* _What you have to do_: The lines from the top of the material through the line with "ys = alt.Scale(domain=[0, 0.4], nice=False)" are to be set down exactly. Leave the pictures out.

* _Task material_:
##########
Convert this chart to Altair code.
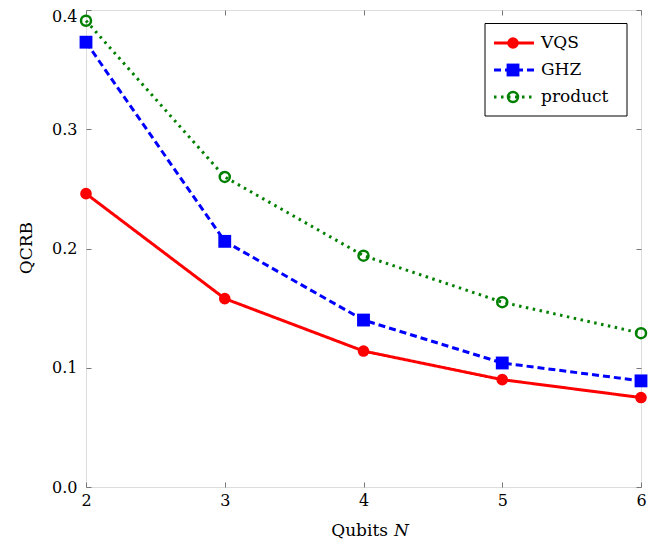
import altair as alt
import pandas as pd

qubits = [2, 3, 4, 5, 6]
vqs = [0.246, 0.158, 0.114, 0.090, 0.075]
ghz = [0.373, 0.206, 0.140, 0.104, 0.089]
product = [0.391, 0.260, 0.194, 0.155, 0.129]
series_names = ["VQS", "GHZ", "product"]
series_colors = ["#ff0000", "#0000ff", "#008000"]
x_ticks = [2, 3, 4, 5, 6]
y_ticks = [0.0, 0.1, 0.2, 0.3, 0.4]

FONT = "DejaVu Serif"
W, H = 555, 477
TOP = 2

rows = []
for name, vals in zip(series_names, [vqs, ghz, product]):
    for q, v in zip(qubits, vals):
        rows.append({"N": q, "QCRB": v, "series": name})
df = pd.DataFrame(rows)

xs = alt.Scale(domain=[2, 6], nice=False, zero=False)
ys = alt.Scale(domain=[0, 0.4], nice=False)

styles = {
    "VQS": dict(dash=[1, 0], shape="circle", filled=True, size=135),
    "GHZ": dict(dash=[7, 4], shape="square", filled=True, size=165),
    "product": dict(dash=[2.5, 4.5], shape="circle", filled=False, size=100),
}

axis_common = dict(
    tickSize=5, tickColor="#777777", tickWidth=1, domain=False, grid=False,
    labelFont=FONT, labelFontSize=16, labelColor="#000000", labelFlush=False,
    labelOverlap=False, title=None,
)

layers = []
for i, (name, color) in enumerate(zip(series_names, series_colors)):
    st = styles[name]
    sub = df[df.series == name]
    first = i == 0
    xaxis = alt.Axis(orient="bottom", offset=-5, values=x_ticks, labelPadding=5, **axis_common) if first else None
    yaxis = alt.Axis(
        orient="left", offset=-5, values=y_ticks, format=".1f", labelPadding=9,
        labelOffset={"condition": {"test": "datum.value > 0.39", "value": 6}, "value": 0},
        **axis_common,
    ) if first else None
    line = alt.Chart(sub).mark_line(color=color, strokeWidth=3, strokeDash=st["dash"], clip=False).encode(
        x=alt.X("N:Q", scale=xs, axis=xaxis),
        y=alt.Y("QCRB:Q", scale=ys, axis=yaxis),
    )
    layers.append(line)

# opposite-side inward ticks
opp_common = dict(axis_common)
opp_common.update(labels=False)
tick_layer = alt.Chart(df[df.series == "VQS"]).mark_point(opacity=0).encode(
    x=alt.X("N:Q", scale=xs, axis=alt.Axis(orient="top", offset=-5, values=x_ticks, **opp_common)),
    y=alt.Y("QCRB:Q", scale=ys, axis=alt.Axis(orient="right", offset=-5, values=y_ticks, **opp_common)),
)

for name, color in zip(series_names, series_colors):
    st = styles[name]
    sub = df[df.series == name]
    pts = alt.Chart(sub).mark_point(
        shape=st["shape"], filled=st["filled"], size=st["size"], color=color,
        strokeWidth=2.5, opacity=1, clip=False,
    ).encode(
        x=alt.X("N:Q", scale=xs, axis=None),
        y=alt.Y("QCRB:Q", scale=ys, axis=None),
    )
    layers.append(pts)

# custom legend (positions relative to plot area)
off = 10 - (8 + TOP)
leg_box = alt.Chart(pd.DataFrame({"a": [0]})).mark_rect(
    fill="white", stroke="#000000", strokeWidth=1
).encode(x=alt.value(399), x2=alt.value(541), y=alt.value(13.5 + off), y2=alt.value(106 + off))
layers.append(leg_box)
leg_y = [33 + off, 60 + off, 87 + off]
for name, color, yy in zip(series_names, series_colors, leg_y):
    st = styles[name]
    one = pd.DataFrame({"label": [name]})
    layers.append(alt.Chart(one).mark_rule(color=color, strokeWidth=3, strokeDash=st["dash"]).encode(
        x=alt.value(408), x2=alt.value(448), y=alt.value(yy)))
    layers.append(alt.Chart(one).mark_point(
        shape=st["shape"], filled=st["filled"], size=st["size"], color=color, strokeWidth=2.5, opacity=1
    ).encode(x=alt.value(427), y=alt.value(yy)))
    layers.append(alt.Chart(one).mark_text(
        align="left", baseline="middle", font=FONT, fontSize=17, color="#000000"
    ).encode(x=alt.value(455), y=alt.value(yy), text="label:N"))

# axis titles
layers.append(alt.Chart(pd.DataFrame({"t": ["Qubits"]})).mark_text(
    align="right", baseline="middle", font=FONT, fontSize=17, color="#000000"
).encode(x=alt.value(302), y=alt.value(521 + off), text="t:N"))
layers.append(alt.Chart(pd.DataFrame({"t": ["N"]})).mark_text(
    align="left", baseline="middle", font=FONT, fontSize=17, fontStyle="italic", color="#000000"
).encode(x=alt.value(308), y=alt.value(521 + off), text="t:N"))
layers.append(alt.Chart(pd.DataFrame({"t": ["QCRB"]})).mark_text(
    align="center", baseline="middle", font=FONT, fontSize=17, angle=270, color="#000000"
).encode(x=alt.value(-59), y=alt.value(238 + off), text="t:N"))

chart = alt.layer(tick_layer, *layers).resolve_axis(x="independent", y="independent").properties(
    width=W, height=H,
    autosize=alt.AutoSizeParams(type="none"),
    padding={"left": 78, "top": TOP, "right": 11, "bottom": 548 - 16 - TOP - H},
).configure_view(stroke="#000000", strokeWidth=1.2).configure(background="white")

chart.save("out.html", embed_options={"renderer": "svg", "actions": False})
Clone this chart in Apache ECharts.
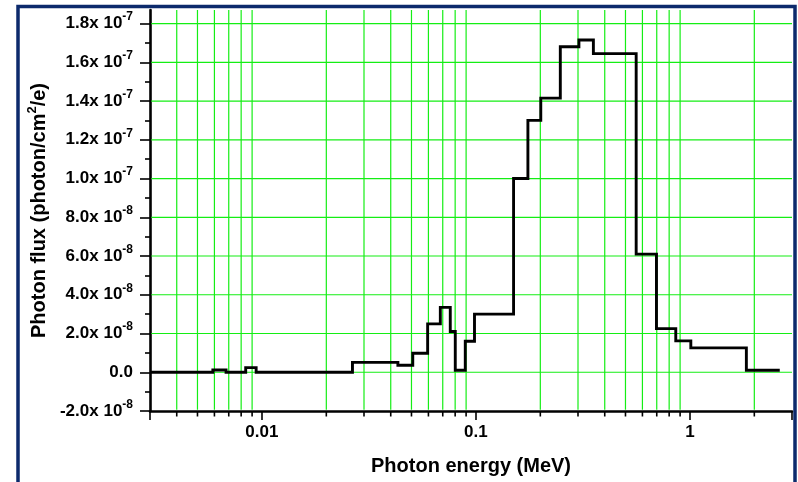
<!DOCTYPE html>
<html>
<head>
<meta charset="utf-8">
<script src="https://cdn.jsdelivr.net/npm/echarts@6/dist/echarts.min.js"></script>
<style>
  html, body { margin: 0; padding: 0; background: #fff; }
  #chart { width: 798px; height: 482px; }
</style>
</head>
<body>
<div id="chart"></div>
<script>
// Bin edges of the photon energy histogram (MeV)
const energyEdges = [0.003, 0.0059, 0.0068, 0.0084, 0.0094, 0.0265, 0.0432, 0.0507, 0.0595, 0.0682,
  0.0759, 0.0801, 0.0892, 0.0985, 0.15, 0.175, 0.201, 0.248, 0.303, 0.354,
  0.561, 0.698, 0.859, 1.01, 1.836, 2.63];
// Photon flux in each bin (photon/cm^2/e)
const fluxValues = [0, 1.2e-9, 0, 2.4e-9, 0, 5.1e-9, 3.6e-9, 9.8e-9, 2.5e-8, 3.35e-8,
  2.1e-8, 1.0e-9, 1.6e-8, 3.0e-8, 1.0e-7, 1.30e-7, 1.415e-7, 1.68e-7, 1.715e-7, 1.645e-7,
  6.1e-8, 2.25e-8, 1.62e-8, 1.26e-8, 1.0e-9];
// Y-axis tick values (major and minor)
const yMajorTicks = [-2e-8, 0, 2e-8, 4e-8, 6e-8, 8e-8, 1.0e-7, 1.2e-7, 1.4e-7, 1.6e-7, 1.8e-7];
const yMinorTicks = [-1e-8, 1e-8, 3e-8, 5e-8, 7e-8, 9e-8, 1.1e-7, 1.3e-7, 1.5e-7, 1.7e-7];
// X-axis minor ticks (log decades), each carrying a vertical grid line
const xMinorTicks = [0.004, 0.005, 0.006, 0.007, 0.008, 0.009,
  0.02, 0.03, 0.04, 0.05, 0.06, 0.07, 0.08, 0.09,
  0.2, 0.3, 0.4, 0.5, 0.6, 0.7, 0.8, 0.9, 2];

const X_MIN = 0.003, X_MAX = 3;
const Y_MIN = -2e-8, Y_MAX = 1.87e-7;
const GRID_GREEN = '#14ee14';
const FONT = 'Liberation Sans, Arial, sans-serif';

// Step line points: each bin value held from its left edge to the next edge
const stepPoints = fluxValues.map((v, i) => [energyEdges[i], v]);
stepPoints.push([energyEdges[energyEdges.length - 1], fluxValues[fluxValues.length - 1]]);

function yLabel(v) {
  if (Math.abs(v) < 1e-12) return '{m|0.0}';
  const exp = Math.floor(Math.log10(Math.abs(v)) + 1e-6);
  const mant = (v / Math.pow(10, exp)).toFixed(1);
  return '{m|' + mant + 'x 10}{s|' + exp + '}';
}
function xLabel(v) {
  const e = Math.round(Math.log10(v));
  if (Math.abs(Math.log10(v) - e) > 1e-6) return '';
  return e >= 0 ? String(Math.pow(10, e)) : Math.pow(10, e).toFixed(-e);
}

const chart = echarts.init(document.getElementById('chart'), null, { renderer: 'canvas' });
chart.setOption({
  backgroundColor: '#fff',
  animation: false,
  grid: { left: 150, right: 6, top: 10, bottom: 71, containLabel: false },
  graphic: [{
    type: 'rect',
    shape: { x: 18, y: 6.5, width: 777, height: 500 },
    style: { fill: 'none', stroke: '#0c2a6c', lineWidth: 3.5 },
    z: 100
  }],
  xAxis: {
    type: 'log', logBase: 10, min: X_MIN, max: X_MAX,
    name: 'Photon energy (MeV)', nameLocation: 'middle', nameGap: 45,
    nameTextStyle: { fontFamily: FONT, fontWeight: 'bold', fontSize: 20, color: '#000' },
    axisLine: { show: true, onZero: false, lineStyle: { color: '#000', width: 2.6 } },
    axisTick: { show: true, length: 9, lineStyle: { color: '#000', width: 1.6 } },
    minorTick: { show: false },
    splitLine: { show: false },
    axisLabel: {
      margin: 13, formatter: xLabel, showMinLabel: true, showMaxLabel: true,
      fontFamily: FONT, fontWeight: 'bold', fontSize: 17, color: '#000'
    }
  },
  yAxis: [{
    type: 'value', min: Y_MIN, max: Y_MAX, interval: 2e-8,
    name: '{a|Photon flux (photon/cm}{s|2}{a|/e)}', nameLocation: 'middle', nameGap: 94,
    nameTextStyle: {
      color: '#000',
      rich: {
        a: { fontFamily: FONT, fontWeight: 'bold', fontSize: 20, color: '#000' },
        s: { fontFamily: FONT, fontWeight: 'bold', fontSize: 13, color: '#000', padding: [0, 0, 14, 0] }
      }
    },
    axisLine: { show: true, onZero: false, lineStyle: { color: '#000', width: 2.6 } },
    axisTick: { show: true, length: 10, customValues: yMajorTicks, lineStyle: { color: '#000', width: 1.6 } },
    axisLabel: {
      customValues: yMajorTicks, margin: 17, formatter: yLabel,
      rich: {
        m: { fontFamily: FONT, fontWeight: 'bold', fontSize: 17, color: '#000' },
        s: { fontFamily: FONT, fontWeight: 'bold', fontSize: 12, color: '#000', padding: [0, 0, 13, 0] }
      }
    },
    splitLine: { show: false }
  }, {
    type: 'value', min: Y_MIN, max: Y_MAX, interval: 2e-8, position: 'left',
    axisLine: { show: false },
    axisTick: { show: true, length: 5, customValues: yMinorTicks, lineStyle: { color: '#000', width: 1.6 } },
    axisLabel: { show: false },
    splitLine: { show: false }
  }],
  series: [{
    // horizontal grid lines at the major y ticks above the x axis
    type: 'custom',
    xAxisIndex: 0, yAxisIndex: 0,
    clip: false, silent: true, z: 1,
    data: yMajorTicks.filter(v => v > Y_MIN).map(v => [X_MIN, v]),
    renderItem: function (params, api) {
      const v = api.value(1);
      const a = api.coord([X_MIN, v]);
      const b = api.coord([X_MAX, v]);
      return {
        type: 'rect',
        shape: { x: a[0] + 1.3, y: a[1] - 0.6, width: b[0] - a[0] - 1.3, height: 1.2 },
        style: { fill: GRID_GREEN, stroke: null }
      };
    }
  }, {
    // vertical grid lines and minor ticks at the log sub-divisions
    type: 'custom',
    xAxisIndex: 0, yAxisIndex: 0,
    clip: false, silent: true, z: 1,
    data: xMinorTicks.map(v => [v, Y_MIN]),
    renderItem: function (params, api) {
      const v = api.value(0);
      const top = api.coord([v, Y_MAX]);
      const bot = api.coord([v, Y_MIN]);
      return {
        type: 'group',
        children: [{
          type: 'rect',
          shape: { x: bot[0] - 0.6, y: top[1], width: 1.2, height: bot[1] - top[1] - 1.3 },
          style: { fill: GRID_GREEN, stroke: null }
        }, {
          type: 'rect',
          shape: { x: bot[0] - 0.8, y: bot[1], width: 1.6, height: 5.5 },
          style: { fill: '#000', stroke: null }
        }]
      };
    }
  }, {
    type: 'line',
    xAxisIndex: 0, yAxisIndex: 0,
    data: stepPoints,
    step: 'end',
    symbol: 'none',
    z: 3,
    lineStyle: { color: '#000', width: 2.9, join: 'miter' }
  }]
});
</script>
</body>
</html>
##########
* _Response_:
Convert this chart to Altair code.
import altair as alt
import pandas as pd

qubits = [2, 3, 4, 5, 6]
vqs = [0.246, 0.158, 0.114, 0.090, 0.075]
ghz = [0.373, 0.206, 0.140, 0.104, 0.089]
product = [0.391, 0.260, 0.194, 0.155, 0.129]
series_names = ["VQS", "GHZ", "product"]
series_colors = ["#ff0000", "#0000ff", "#008000"]
x_ticks = [2, 3, 4, 5, 6]
y_ticks = [0.0, 0.1, 0.2, 0.3, 0.4]

FONT = "DejaVu Serif"
W, H = 555, 477
TOP = 2

rows = []
for name, vals in zip(series_names, [vqs, ghz, product]):
    for q, v in zip(qubits, vals):
        rows.append({"N": q, "QCRB": v, "series": name})
df = pd.DataFrame(rows)

xs = alt.Scale(domain=[2, 6], nice=False, zero=False)
ys = alt.Scale(domain=[0, 0.4], nice=False)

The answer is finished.